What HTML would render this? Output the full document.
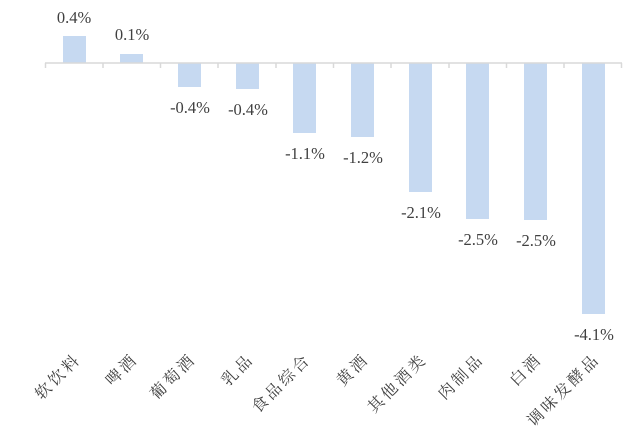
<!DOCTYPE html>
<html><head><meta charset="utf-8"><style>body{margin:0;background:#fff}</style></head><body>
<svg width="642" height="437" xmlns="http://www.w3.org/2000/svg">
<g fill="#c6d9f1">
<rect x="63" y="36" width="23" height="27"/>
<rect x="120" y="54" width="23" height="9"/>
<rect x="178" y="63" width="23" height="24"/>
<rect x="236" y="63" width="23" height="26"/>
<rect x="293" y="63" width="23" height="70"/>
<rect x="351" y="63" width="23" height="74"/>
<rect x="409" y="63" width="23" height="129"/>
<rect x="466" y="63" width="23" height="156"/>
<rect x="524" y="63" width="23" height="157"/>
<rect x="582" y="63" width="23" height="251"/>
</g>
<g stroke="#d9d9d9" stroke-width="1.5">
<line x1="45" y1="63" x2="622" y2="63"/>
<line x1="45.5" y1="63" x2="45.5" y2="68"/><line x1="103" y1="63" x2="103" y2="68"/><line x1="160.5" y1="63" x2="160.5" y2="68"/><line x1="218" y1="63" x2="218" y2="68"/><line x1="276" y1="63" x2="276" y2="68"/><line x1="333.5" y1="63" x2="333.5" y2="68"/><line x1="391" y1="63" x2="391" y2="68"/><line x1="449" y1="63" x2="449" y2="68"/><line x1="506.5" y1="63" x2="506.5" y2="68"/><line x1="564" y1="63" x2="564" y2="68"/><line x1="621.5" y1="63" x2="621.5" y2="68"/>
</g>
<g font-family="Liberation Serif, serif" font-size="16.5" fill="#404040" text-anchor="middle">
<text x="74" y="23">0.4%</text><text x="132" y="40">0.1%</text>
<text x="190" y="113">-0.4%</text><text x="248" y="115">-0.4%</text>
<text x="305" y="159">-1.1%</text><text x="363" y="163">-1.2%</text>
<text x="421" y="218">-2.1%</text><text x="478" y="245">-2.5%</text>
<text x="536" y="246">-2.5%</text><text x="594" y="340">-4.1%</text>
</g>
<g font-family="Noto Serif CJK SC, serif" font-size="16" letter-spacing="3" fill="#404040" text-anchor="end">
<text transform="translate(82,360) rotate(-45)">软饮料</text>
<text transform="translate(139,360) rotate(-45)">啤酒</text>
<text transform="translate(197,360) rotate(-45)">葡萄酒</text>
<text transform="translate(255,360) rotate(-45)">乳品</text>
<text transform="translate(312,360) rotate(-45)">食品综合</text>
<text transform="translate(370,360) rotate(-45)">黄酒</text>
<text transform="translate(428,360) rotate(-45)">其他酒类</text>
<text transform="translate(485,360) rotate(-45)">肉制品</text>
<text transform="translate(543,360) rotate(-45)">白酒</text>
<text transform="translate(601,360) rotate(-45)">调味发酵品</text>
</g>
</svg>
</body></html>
•••
◆ **Work to do**
Copy the material exactly. Do not include the pictures.

◆ **Problem solution**
What HTML would render this? Output the full document.
<!DOCTYPE html>
<html><head><meta charset="utf-8"><style>body{margin:0;background:#fff}</style></head><body>
<svg width="642" height="437" xmlns="http://www.w3.org/2000/svg">
<g fill="#c6d9f1">
<rect x="63" y="36" width="23" height="27"/>
<rect x="120" y="54" width="23" height="9"/>
<rect x="178" y="63" width="23" height="24"/>
<rect x="236" y="63" width="23" height="26"/>
<rect x="293" y="63" width="23" height="70"/>
<rect x="351" y="63" width="23" height="74"/>
<rect x="409" y="63" width="23" height="129"/>
<rect x="466" y="63" width="23" height="156"/>
<rect x="524" y="63" width="23" height="157"/>
<rect x="582" y="63" width="23" height="251"/>
</g>
<g stroke="#d9d9d9" stroke-width="1.5">
<line x1="45" y1="63" x2="622" y2="63"/>
<line x1="45.5" y1="63" x2="45.5" y2="68"/><line x1="103" y1="63" x2="103" y2="68"/><line x1="160.5" y1="63" x2="160.5" y2="68"/><line x1="218" y1="63" x2="218" y2="68"/><line x1="276" y1="63" x2="276" y2="68"/><line x1="333.5" y1="63" x2="333.5" y2="68"/><line x1="391" y1="63" x2="391" y2="68"/><line x1="449" y1="63" x2="449" y2="68"/><line x1="506.5" y1="63" x2="506.5" y2="68"/><line x1="564" y1="63" x2="564" y2="68"/><line x1="621.5" y1="63" x2="621.5" y2="68"/>
</g>
<g font-family="Liberation Serif, serif" font-size="16.5" fill="#404040" text-anchor="middle">
<text x="74" y="23">0.4%</text><text x="132" y="40">0.1%</text>
<text x="190" y="113">-0.4%</text><text x="248" y="115">-0.4%</text>
<text x="305" y="159">-1.1%</text><text x="363" y="163">-1.2%</text>
<text x="421" y="218">-2.1%</text><text x="478" y="245">-2.5%</text>
<text x="536" y="246">-2.5%</text><text x="594" y="340">-4.1%</text>
</g>
<g font-family="Noto Serif CJK SC, serif" font-size="16" letter-spacing="3" fill="#404040" text-anchor="end">
<text transform="translate(82,360) rotate(-45)">软饮料</text>
<text transform="translate(139,360) rotate(-45)">啤酒</text>
<text transform="translate(197,360) rotate(-45)">葡萄酒</text>
<text transform="translate(255,360) rotate(-45)">乳品</text>
<text transform="translate(312,360) rotate(-45)">食品综合</text>
<text transform="translate(370,360) rotate(-45)">黄酒</text>
<text transform="translate(428,360) rotate(-45)">其他酒类</text>
<text transform="translate(485,360) rotate(-45)">肉制品</text>
<text transform="translate(543,360) rotate(-45)">白酒</text>
<text transform="translate(601,360) rotate(-45)">调味发酵品</text>
</g>
</svg>
</body></html>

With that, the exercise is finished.